■ **Data excerpt**:

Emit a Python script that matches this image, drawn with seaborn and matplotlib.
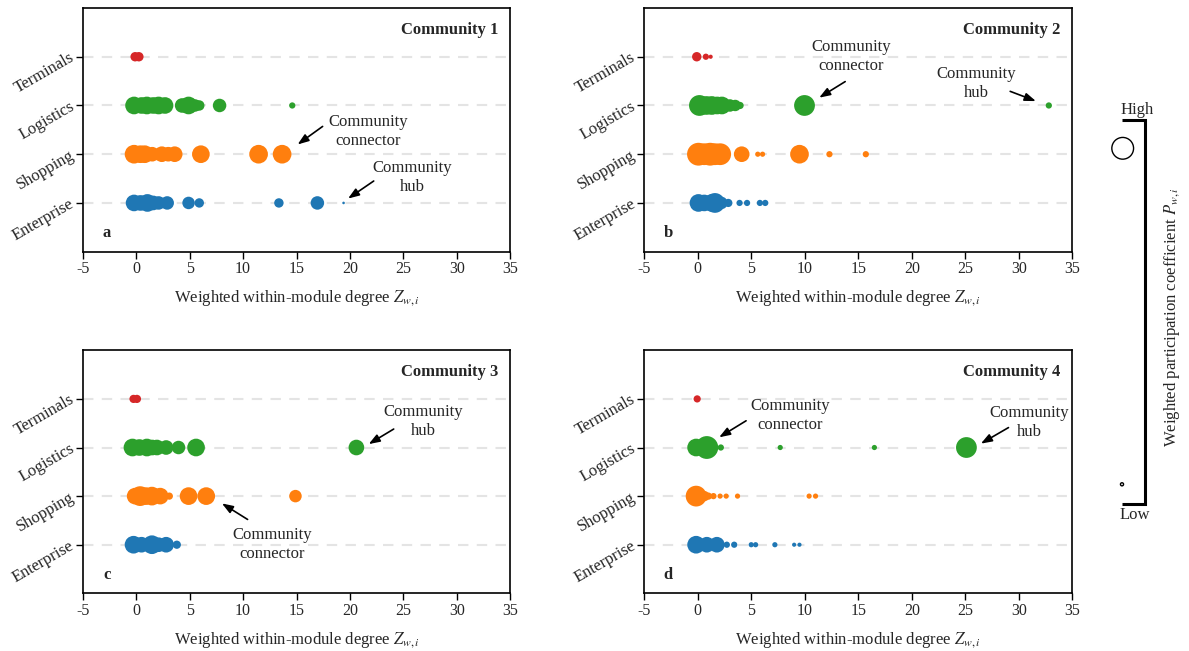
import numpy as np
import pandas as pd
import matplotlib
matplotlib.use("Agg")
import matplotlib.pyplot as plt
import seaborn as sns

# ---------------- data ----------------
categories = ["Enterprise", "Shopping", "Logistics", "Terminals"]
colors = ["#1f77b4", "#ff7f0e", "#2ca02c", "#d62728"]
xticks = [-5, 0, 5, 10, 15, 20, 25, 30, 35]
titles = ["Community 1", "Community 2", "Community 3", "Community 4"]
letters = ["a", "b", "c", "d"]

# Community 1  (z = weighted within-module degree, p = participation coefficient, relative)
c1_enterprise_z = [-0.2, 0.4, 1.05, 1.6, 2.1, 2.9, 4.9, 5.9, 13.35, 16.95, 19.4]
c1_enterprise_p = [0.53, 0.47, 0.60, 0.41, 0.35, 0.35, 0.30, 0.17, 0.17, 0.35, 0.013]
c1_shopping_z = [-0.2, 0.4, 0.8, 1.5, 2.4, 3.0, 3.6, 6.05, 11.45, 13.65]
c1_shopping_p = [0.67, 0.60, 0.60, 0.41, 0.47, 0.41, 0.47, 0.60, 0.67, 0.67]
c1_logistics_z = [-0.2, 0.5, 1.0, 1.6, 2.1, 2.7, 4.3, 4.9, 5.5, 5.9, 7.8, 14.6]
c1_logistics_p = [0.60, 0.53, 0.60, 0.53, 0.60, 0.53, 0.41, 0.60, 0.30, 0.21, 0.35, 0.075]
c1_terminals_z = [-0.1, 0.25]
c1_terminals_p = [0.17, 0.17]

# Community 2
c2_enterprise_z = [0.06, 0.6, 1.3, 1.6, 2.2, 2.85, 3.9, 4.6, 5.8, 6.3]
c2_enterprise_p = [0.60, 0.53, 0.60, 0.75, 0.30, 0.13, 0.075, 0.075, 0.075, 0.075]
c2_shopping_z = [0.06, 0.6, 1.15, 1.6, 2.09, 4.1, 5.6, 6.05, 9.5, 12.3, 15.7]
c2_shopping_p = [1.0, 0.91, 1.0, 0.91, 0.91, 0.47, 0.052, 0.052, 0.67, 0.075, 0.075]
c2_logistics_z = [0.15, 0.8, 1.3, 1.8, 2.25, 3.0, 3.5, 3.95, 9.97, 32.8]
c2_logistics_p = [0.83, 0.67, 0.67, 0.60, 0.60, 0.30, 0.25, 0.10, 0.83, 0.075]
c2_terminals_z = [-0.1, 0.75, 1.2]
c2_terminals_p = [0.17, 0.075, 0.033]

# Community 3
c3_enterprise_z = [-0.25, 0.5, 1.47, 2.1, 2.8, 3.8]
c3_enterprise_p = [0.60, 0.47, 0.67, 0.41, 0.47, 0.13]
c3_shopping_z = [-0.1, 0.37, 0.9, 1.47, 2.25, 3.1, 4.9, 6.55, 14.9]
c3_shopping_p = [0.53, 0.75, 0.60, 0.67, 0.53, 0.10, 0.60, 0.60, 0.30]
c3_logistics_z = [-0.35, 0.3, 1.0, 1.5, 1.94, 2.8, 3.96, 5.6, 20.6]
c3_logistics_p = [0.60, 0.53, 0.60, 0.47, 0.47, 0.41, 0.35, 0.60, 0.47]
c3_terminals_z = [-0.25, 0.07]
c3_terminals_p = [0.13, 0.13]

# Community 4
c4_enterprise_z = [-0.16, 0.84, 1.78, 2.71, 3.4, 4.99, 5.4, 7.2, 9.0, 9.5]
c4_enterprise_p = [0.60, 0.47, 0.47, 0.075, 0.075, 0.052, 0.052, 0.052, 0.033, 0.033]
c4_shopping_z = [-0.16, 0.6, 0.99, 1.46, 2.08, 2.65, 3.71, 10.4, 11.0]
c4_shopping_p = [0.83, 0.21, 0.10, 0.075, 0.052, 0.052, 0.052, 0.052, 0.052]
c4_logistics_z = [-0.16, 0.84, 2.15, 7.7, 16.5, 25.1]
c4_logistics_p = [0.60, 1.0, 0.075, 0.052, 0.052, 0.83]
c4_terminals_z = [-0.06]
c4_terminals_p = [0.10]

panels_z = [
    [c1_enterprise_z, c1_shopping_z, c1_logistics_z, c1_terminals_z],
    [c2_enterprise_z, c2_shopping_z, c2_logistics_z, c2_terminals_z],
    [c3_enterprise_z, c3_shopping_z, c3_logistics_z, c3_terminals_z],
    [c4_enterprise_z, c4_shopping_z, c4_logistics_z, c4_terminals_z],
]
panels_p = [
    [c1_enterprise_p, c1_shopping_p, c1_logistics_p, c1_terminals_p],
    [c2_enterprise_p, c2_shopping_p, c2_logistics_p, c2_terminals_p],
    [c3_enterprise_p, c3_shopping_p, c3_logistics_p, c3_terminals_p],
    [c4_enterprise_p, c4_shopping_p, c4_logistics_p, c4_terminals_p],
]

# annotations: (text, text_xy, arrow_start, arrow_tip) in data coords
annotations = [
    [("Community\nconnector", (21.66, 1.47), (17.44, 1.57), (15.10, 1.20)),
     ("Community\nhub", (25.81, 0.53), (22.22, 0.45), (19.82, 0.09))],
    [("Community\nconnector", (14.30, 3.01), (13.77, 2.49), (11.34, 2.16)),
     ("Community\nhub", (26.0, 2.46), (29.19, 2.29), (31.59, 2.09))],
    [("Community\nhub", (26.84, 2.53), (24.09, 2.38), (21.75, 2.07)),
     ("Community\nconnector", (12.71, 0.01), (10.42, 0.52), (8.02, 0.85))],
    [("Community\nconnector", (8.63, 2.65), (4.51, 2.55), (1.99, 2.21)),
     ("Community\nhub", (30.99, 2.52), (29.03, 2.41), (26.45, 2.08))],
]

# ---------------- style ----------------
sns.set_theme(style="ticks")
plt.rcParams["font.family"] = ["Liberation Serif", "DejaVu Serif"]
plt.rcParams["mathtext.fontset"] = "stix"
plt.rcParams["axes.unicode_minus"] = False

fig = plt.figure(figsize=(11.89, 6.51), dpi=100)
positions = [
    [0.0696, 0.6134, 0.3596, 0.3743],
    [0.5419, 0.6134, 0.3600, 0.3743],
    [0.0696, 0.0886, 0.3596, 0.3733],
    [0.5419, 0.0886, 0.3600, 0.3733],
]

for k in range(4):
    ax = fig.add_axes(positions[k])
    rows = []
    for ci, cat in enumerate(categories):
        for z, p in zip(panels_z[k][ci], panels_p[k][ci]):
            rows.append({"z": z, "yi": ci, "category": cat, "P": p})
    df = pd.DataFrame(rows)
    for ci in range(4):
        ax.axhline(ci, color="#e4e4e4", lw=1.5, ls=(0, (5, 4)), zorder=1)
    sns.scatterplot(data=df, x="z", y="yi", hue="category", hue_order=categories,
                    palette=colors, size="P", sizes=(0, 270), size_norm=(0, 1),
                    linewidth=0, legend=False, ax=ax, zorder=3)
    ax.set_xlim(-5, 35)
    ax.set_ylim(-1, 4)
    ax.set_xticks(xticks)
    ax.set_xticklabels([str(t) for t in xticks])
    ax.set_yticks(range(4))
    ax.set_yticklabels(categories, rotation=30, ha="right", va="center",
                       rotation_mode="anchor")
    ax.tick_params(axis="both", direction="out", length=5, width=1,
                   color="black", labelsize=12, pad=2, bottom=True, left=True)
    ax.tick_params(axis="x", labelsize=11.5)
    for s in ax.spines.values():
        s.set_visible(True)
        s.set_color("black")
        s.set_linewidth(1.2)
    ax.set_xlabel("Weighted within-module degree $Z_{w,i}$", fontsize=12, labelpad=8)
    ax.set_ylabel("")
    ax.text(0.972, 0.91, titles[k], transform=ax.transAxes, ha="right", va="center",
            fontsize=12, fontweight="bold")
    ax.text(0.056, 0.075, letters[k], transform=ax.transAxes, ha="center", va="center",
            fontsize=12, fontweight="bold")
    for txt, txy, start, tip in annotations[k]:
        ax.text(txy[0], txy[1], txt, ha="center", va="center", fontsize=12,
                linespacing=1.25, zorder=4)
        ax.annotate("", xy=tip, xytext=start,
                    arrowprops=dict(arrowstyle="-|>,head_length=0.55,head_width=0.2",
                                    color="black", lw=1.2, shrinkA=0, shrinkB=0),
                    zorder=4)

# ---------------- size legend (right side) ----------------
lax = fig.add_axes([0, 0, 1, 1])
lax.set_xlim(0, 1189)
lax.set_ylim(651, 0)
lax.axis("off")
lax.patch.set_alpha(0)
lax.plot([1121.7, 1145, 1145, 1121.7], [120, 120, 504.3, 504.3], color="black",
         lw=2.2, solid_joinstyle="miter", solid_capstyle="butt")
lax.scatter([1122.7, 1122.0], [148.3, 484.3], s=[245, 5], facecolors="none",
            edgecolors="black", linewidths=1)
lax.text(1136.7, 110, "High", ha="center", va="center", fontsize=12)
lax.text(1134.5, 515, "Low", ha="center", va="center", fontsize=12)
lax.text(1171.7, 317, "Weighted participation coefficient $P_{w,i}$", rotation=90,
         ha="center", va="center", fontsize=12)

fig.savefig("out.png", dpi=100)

■ **Aim of the task**: Begin at the first line of the material and copy each line exactly through the one containing "c1_terminals_p = [0.17, 0.17]". Omit pictures.

■ **Written answer**:
Emit a Python script that matches this image, drawn with seaborn and matplotlib.
import numpy as np
import pandas as pd
import matplotlib
matplotlib.use("Agg")
import matplotlib.pyplot as plt
import seaborn as sns

# ---------------- data ----------------
categories = ["Enterprise", "Shopping", "Logistics", "Terminals"]
colors = ["#1f77b4", "#ff7f0e", "#2ca02c", "#d62728"]
xticks = [-5, 0, 5, 10, 15, 20, 25, 30, 35]
titles = ["Community 1", "Community 2", "Community 3", "Community 4"]
letters = ["a", "b", "c", "d"]

# Community 1  (z = weighted within-module degree, p = participation coefficient, relative)
c1_enterprise_z = [-0.2, 0.4, 1.05, 1.6, 2.1, 2.9, 4.9, 5.9, 13.35, 16.95, 19.4]
c1_enterprise_p = [0.53, 0.47, 0.60, 0.41, 0.35, 0.35, 0.30, 0.17, 0.17, 0.35, 0.013]
c1_shopping_z = [-0.2, 0.4, 0.8, 1.5, 2.4, 3.0, 3.6, 6.05, 11.45, 13.65]
c1_shopping_p = [0.67, 0.60, 0.60, 0.41, 0.47, 0.41, 0.47, 0.60, 0.67, 0.67]
c1_logistics_z = [-0.2, 0.5, 1.0, 1.6, 2.1, 2.7, 4.3, 4.9, 5.5, 5.9, 7.8, 14.6]
c1_logistics_p = [0.60, 0.53, 0.60, 0.53, 0.60, 0.53, 0.41, 0.60, 0.30, 0.21, 0.35, 0.075]
c1_terminals_z = [-0.1, 0.25]
c1_terminals_p = [0.17, 0.17]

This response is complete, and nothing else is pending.